I'm not sure if you are right. The last time I heard, the proof of the existance of Jesus was positive.
And that proof is...?
Janus
5th April 2006, 23:48
ice in Judea?
Read the article. Nof gives an explanation in it.
All that the professor is trying to do is debunk one of the supposed miraculous feats of Jesus.
Oh-Dae-Su
6th April 2006, 02:45
whatever i could care less... but hey for those who say Jesus didn't exist, actually even the most skeptic people do believe that a man that we know off as Jesus did exist, whether you believe his teachings, that's another thing. But his existence is doubted because he is portrayed as a supernatural being. And the proof, is on Jewish and Roman scriptures of the time. There was a man, put to death by Pontius Pilate, petitioned by high ranking Jewish clerics, and that man was obviously the man we know off as Jesus in present day.
Eleutherios
6th April 2006, 18:41
whatever i could care less... but hey for those who say Jesus didn't exist, actually even the most skeptic people do believe that a man that we know off as Jesus did exist, whether you believe his teachings, that's another thing.

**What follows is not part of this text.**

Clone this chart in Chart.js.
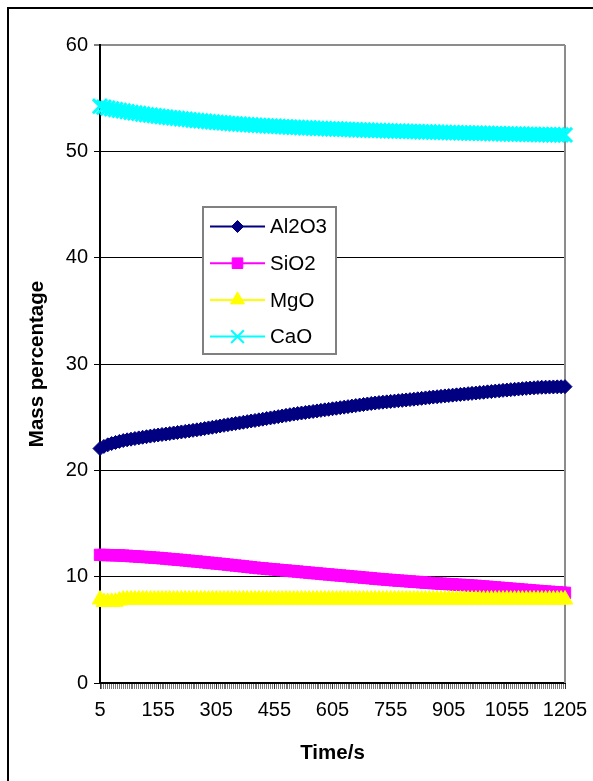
<!DOCTYPE html>
<html>
<head>
<meta charset="utf-8">
<script src="https://cdn.jsdelivr.net/npm/chart.js@4/dist/chart.umd.min.js"></script>
<style>
html,body{margin:0;padding:0;background:#fff;}
#wrap{position:relative;width:593px;height:781px;}
</style>
</head>
<body>
<div id="wrap"><canvas id="c" width="593" height="781"></canvas></div>
<script>
// ---- data ----
const times = [
  5,15,25,35,45,55,65,75,85,95,
  105,115,125,135,145,155,165,175,185,195,
  205,215,225,235,245,255,265,275,285,295,
  305,315,325,335,345,355,365,375,385,395,
  405,415,425,435,445,455,465,475,485,495,
  505,515,525,535,545,555,565,575,585,595,
  605,615,625,635,645,655,665,675,685,695,
  705,715,725,735,745,755,765,775,785,795,
  805,815,825,835,845,855,865,875,885,895,
  905,915,925,935,945,955,965,975,985,995,
  1005,1015,1025,1035,1045,1055,1065,1075,1085,1095,
  1105,1115,1125,1135,1145,1155,1165,1175,1185,1195,
  1205
];
const al2o3 = [
  22.05,22.25,22.40,22.52,22.62,22.72,22.80,22.87,22.93,22.99,
  23.05,23.11,23.16,23.22,23.27,23.32,23.37,23.41,23.46,23.51,
  23.56,23.61,23.66,23.71,23.76,23.81,23.87,23.93,23.99,24.05,
  24.11,24.17,24.23,24.29,24.35,24.41,24.46,24.52,24.58,24.64,
  24.69,24.75,24.81,24.87,24.93,24.99,25.05,25.11,25.17,25.23,
  25.29,25.34,25.39,25.44,25.49,25.54,25.59,25.64,25.69,25.74,
  25.79,25.84,25.89,25.94,25.99,26.04,26.09,26.14,26.19,26.24,
  26.29,26.33,26.37,26.41,26.44,26.48,26.51,26.55,26.58,26.62,
  26.65,26.69,26.73,26.77,26.81,26.85,26.89,26.92,26.96,27.00,
  27.03,27.07,27.10,27.14,27.17,27.21,27.24,27.27,27.31,27.34,
  27.38,27.41,27.45,27.48,27.52,27.55,27.59,27.62,27.65,27.68,
  27.71,27.74,27.76,27.79,27.81,27.82,27.83,27.84,27.85,27.86,
  27.87
];
const sio2 = [
  12.05,12.04,12.03,12.02,12.01,12.00,11.98,11.96,11.93,11.91,
  11.89,11.86,11.84,11.81,11.79,11.76,11.73,11.70,11.66,11.63,
  11.60,11.57,11.53,11.50,11.46,11.43,11.39,11.35,11.32,11.28,
  11.24,11.21,11.17,11.13,11.09,11.05,11.01,10.97,10.93,10.89,
  10.85,10.81,10.78,10.74,10.71,10.68,10.64,10.61,10.58,10.54,
  10.51,10.48,10.44,10.41,10.38,10.34,10.31,10.28,10.24,10.21,
  10.18,10.14,10.11,10.08,10.05,10.01,9.98,9.95,9.91,9.88,
  9.85,9.81,9.78,9.75,9.72,9.69,9.66,9.63,9.61,9.58,
  9.55,9.52,9.50,9.47,9.44,9.42,9.39,9.37,9.34,9.32,
  9.30,9.28,9.25,9.23,9.21,9.19,9.16,9.14,9.11,9.08,
  9.05,9.02,8.99,8.96,8.93,8.90,8.87,8.84,8.81,8.78,
  8.75,8.72,8.69,8.66,8.63,8.60,8.58,8.55,8.53,8.50,
  8.48
];
const mgo = [
  7.85,7.62,7.62,7.63,7.64,7.75,7.84,7.85,7.85,7.85,
  7.85,7.86,7.85,7.85,7.85,7.86,7.85,7.85,7.86,7.85,
  7.85,7.85,7.86,7.85,7.85,7.85,7.86,7.85,7.85,7.85,
  7.86,7.85,7.85,7.86,7.85,7.85,7.85,7.86,7.85,7.85,
  7.85,7.86,7.85,7.85,7.85,7.86,7.85,7.85,7.86,7.85,
  7.85,7.85,7.86,7.85,7.85,7.85,7.86,7.85,7.85,7.85,
  7.86,7.85,7.85,7.86,7.85,7.85,7.85,7.86,7.85,7.85,
  7.85,7.86,7.85,7.85,7.85,7.86,7.85,7.85,7.86,7.85,
  7.85,7.85,7.86,7.85,7.85,7.85,7.86,7.85,7.85,7.85,
  7.86,7.85,7.85,7.86,7.85,7.85,7.85,7.86,7.85,7.85,
  7.85,7.86,7.85,7.85,7.85,7.86,7.85,7.85,7.86,7.85,
  7.85,7.85,7.86,7.85,7.85,7.85,7.86,7.85,7.85,7.85,
  7.85
];
const cao = [
  54.25,54.15,54.07,54.00,53.93,53.86,53.80,53.73,53.67,53.61,
  53.56,53.50,53.45,53.40,53.36,53.31,53.27,53.22,53.18,53.14,
  53.10,53.06,53.02,52.98,52.94,52.90,52.87,52.83,52.80,52.76,
  52.73,52.70,52.67,52.64,52.61,52.58,52.56,52.53,52.51,52.48,
  52.46,52.44,52.42,52.40,52.38,52.36,52.34,52.32,52.30,52.28,
  52.26,52.25,52.23,52.21,52.20,52.18,52.17,52.15,52.14,52.12,
  52.11,52.10,52.08,52.07,52.06,52.04,52.03,52.02,52.00,51.99,
  51.98,51.97,51.96,51.95,51.93,51.92,51.91,51.90,51.89,51.88,
  51.87,51.86,51.85,51.84,51.83,51.82,51.81,51.80,51.79,51.78,
  51.77,51.76,51.75,51.74,51.73,51.72,51.71,51.71,51.70,51.69,
  51.68,51.67,51.66,51.66,51.65,51.64,51.63,51.62,51.62,51.61,
  51.60,51.60,51.59,51.58,51.58,51.57,51.56,51.56,51.55,51.55,
  51.54
];
const seriesNames = ["Al2O3","SiO2","MgO","CaO"];
const xTickLabels = [5,155,305,455,605,755,905,1055,1205];
const yTickValues = [0,10,20,30,40,50,60];
const xTitle = "Time/s";
const yTitle = "Mass percentage";

// ---- chart ----
const FONT = '"Liberation Sans", Arial, sans-serif';
const toPts = (arr) => times.map((t,i)=>({x:t, y:arr[i]}));

const styles = [
  {color:'#000080', pointStyle:'rectRot', radius:7, order:4, bw:1, lr:6},
  {color:'#FF00FF', pointStyle:'rect', radius:8, order:3, bw:1, lr:7.5},
  {color:'#FFFF00', pointStyle:'triangle', radius:9, order:2, bw:1, lr:8},
  {color:'#00FFFF', pointStyle:'crossRot', radius:10, order:1, bw:3, lr:9}
];
const seriesData = [al2o3, sio2, mgo, cao];

function drawMarker(ctx, style, x, y) {
  const r = style.lr;
  ctx.save();
  ctx.fillStyle = style.color;
  ctx.strokeStyle = style.color;
  ctx.lineWidth = style.pointStyle === 'crossRot' ? 2 : 1;
  ctx.beginPath();
  if (style.pointStyle === 'rectRot') {
    ctx.moveTo(x - r, y); ctx.lineTo(x, y - r); ctx.lineTo(x + r, y); ctx.lineTo(x, y + r); ctx.closePath();
    ctx.fill(); ctx.stroke();
  } else if (style.pointStyle === 'rect') {
    const s = Math.SQRT1_2 * r;
    ctx.rect(x - s, y - s, 2 * s, 2 * s);
    ctx.fill(); ctx.stroke();
  } else if (style.pointStyle === 'triangle') {
    const a0 = 0, a1 = 2*Math.PI/3, a2 = 4*Math.PI/3;
    ctx.moveTo(x + Math.sin(a0)*r, y - Math.cos(a0)*r);
    ctx.lineTo(x + Math.sin(a1)*r, y - Math.cos(a1)*r);
    ctx.lineTo(x + Math.sin(a2)*r, y - Math.cos(a2)*r);
    ctx.closePath();
    ctx.fill(); ctx.stroke();
  } else {
    const d = Math.SQRT1_2 * r;
    ctx.moveTo(x - d, y - d); ctx.lineTo(x + d, y + d);
    ctx.moveTo(x - d, y + d); ctx.lineTo(x + d, y - d);
    ctx.stroke();
  }
  ctx.restore();
}

const decor = {
  id: 'decor',
  beforeDraw(chart) {
    const ctx = chart.ctx;
    ctx.save();
    ctx.fillStyle = '#fff';
    ctx.fillRect(0, 0, chart.width, chart.height);
    ctx.strokeStyle = '#000';
    ctx.lineWidth = 2;
    ctx.beginPath();
    ctx.moveTo(8, chart.height + 2); ctx.lineTo(8, 8); ctx.lineTo(chart.width + 2, 8);
    ctx.stroke();
    ctx.restore();
  },
  beforeDatasetsDraw(chart) {
    const ctx = chart.ctx, a = chart.chartArea;
    ctx.save();
    ctx.strokeStyle = '#8c8c8c';
    ctx.lineWidth = 2;
    ctx.beginPath();
    ctx.moveTo(a.right, a.top); ctx.lineTo(a.right, a.bottom);
    ctx.stroke();
    ctx.restore();
  },
  afterDraw(chart) {
    const ctx = chart.ctx, a = chart.chartArea;
    ctx.save();
    ctx.fillStyle = '#000';
    ctx.font = 'bold 20.5px ' + FONT;
    ctx.textAlign = 'center';
    ctx.textBaseline = 'middle';
    ctx.fillText(xTitle, (a.left + a.right) / 2, 753);
    ctx.translate(37, (a.top + a.bottom) / 2);
    ctx.rotate(-Math.PI / 2);
    ctx.fillText(yTitle, 0, 0);
    ctx.restore();

    ctx.save();
    const lx = 203, ly = 207, lw = 133, lh = 147;
    ctx.fillStyle = '#fff';
    ctx.fillRect(lx, ly, lw, lh);
    ctx.strokeStyle = '#808080';
    ctx.lineWidth = 2;
    ctx.strokeRect(lx, ly, lw, lh);
    ctx.font = '20.5px ' + FONT;
    ctx.textAlign = 'left';
    ctx.textBaseline = 'middle';
    chart.data.datasets.forEach((ds, i) => {
      const y = 226.5 + i * 36.7;
      const st = styles[i];
      ctx.strokeStyle = st.color;
      ctx.lineWidth = 2;
      ctx.beginPath();
      ctx.moveTo(210, y); ctx.lineTo(265, y);
      ctx.stroke();
      drawMarker(ctx, st, 237.5, y);
      ctx.fillStyle = '#000';
      ctx.fillText(ds.label, 270, y + 1);
    });
    ctx.restore();
  }
};

new Chart(document.getElementById('c'), {
  type: 'line',
  data: {
    datasets: seriesNames.map((name, i) => ({
      label: name,
      data: toPts(seriesData[i]),
      borderColor: styles[i].color,
      backgroundColor: styles[i].color,
      pointBackgroundColor: styles[i].color,
      pointBorderColor: styles[i].color,
      pointStyle: styles[i].pointStyle,
      pointRadius: styles[i].radius,
      pointBorderWidth: styles[i].bw,
      borderWidth: 2,
      tension: 0,
      fill: false,
      clip: false,
      order: styles[i].order
    }))
  },
  options: {
    responsive: false,
    animation: false,
    devicePixelRatio: 1,
    layout: { padding: { left: 0, top: 45, right: 28, bottom: 0 } },
    plugins: { legend: { display: false }, tooltip: { enabled: false } },
    scales: {
      x: {
        type: 'linear',
        min: 5, max: 1205,
        afterFit: (s) => { s.height = 98; s.paddingLeft = 0; s.paddingRight = 0; },
        grid: {
          drawOnChartArea: false,
          drawTicks: true,
          tickLength: 6,
          tickWidth: 1,
          tickColor: (c) => (c.tick && xTickLabels.includes(c.tick.value)) ? '#333' : '#777'
        },
        border: { display: true, color: '#000', width: 2 },
        ticks: {
          stepSize: 5,
          autoSkip: false,
          maxRotation: 0,
          minRotation: 0,
          padding: 9,
          color: '#000',
          font: { family: FONT, size: 20 },
          callback: (v) => xTickLabels.includes(v) ? String(v) : ''
        }
      },
      y: {
        min: 0, max: 60,
        afterFit: (s) => { s.width = 100; s.paddingTop = 0; s.paddingBottom = 0; },
        afterBuildTicks: (s) => { s.ticks = yTickValues.map(v => ({value: v})); },
        grid: {
          color: (c) => (c.tick && c.tick.value === 60) ? '#8c8c8c' : '#000',
          lineWidth: (c) => (c.tick && c.tick.value === 60) ? 2 : 1,
          tickColor: '#000',
          tickLength: 6,
          tickWidth: 1
        },
        border: { display: true, color: '#000', width: 2 },
        ticks: {
          padding: 6,
          color: '#000',
          font: { family: FONT, size: 20 },
          callback: (v) => String(v)
        }
      }
    }
  },
  plugins: [decor]
});
</script>
</body>
</html>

What are you talking about? I can't see how anyone who's actually investigated the evidence for Jesus' existence would say something like that. Unlike Jesus, the existence of these skeptics can be proven. I suggest you read what they actually have to say before you dismiss them as non-existent:
http://www.jesusneverexisted.com/
http://www.nobeliefs.com/exist.htm
http://www.infidels.org/library/historical...eally_live.html (http://www.infidels.org/library/historical/marshall_gauvin/did_jesus_really_live.html)
But his existence is doubted because he is portrayed as a supernatural being.
No, his existence is doubted because every single document which mentions him is a hearsay account which comes from long after his supposed death. Even the non-Christian references to him seem to be nothing but historians simply reporting the beliefs of Christians at the time, or documents which have been tampered with by later Christians.
And the proof, is on Jewish and Roman scriptures of the time.
Care to point out which ones?
There was a man, put to death by Pontius Pilate, petitioned by high ranking Jewish clerics, and that man was obviously the man we know off as Jesus in present day.
Really? Where did you hear that? There is to my knowledge no contemporary record of Pontius Pilate executing a man named Jesus.
I'm not saying that Jesus definitely did not exist. I'm just saying there isn't any incontrovertible evidence which has been able to prove to me that he did. And in the absence of any definite proof one way or the other, I'm going to reserve judgment.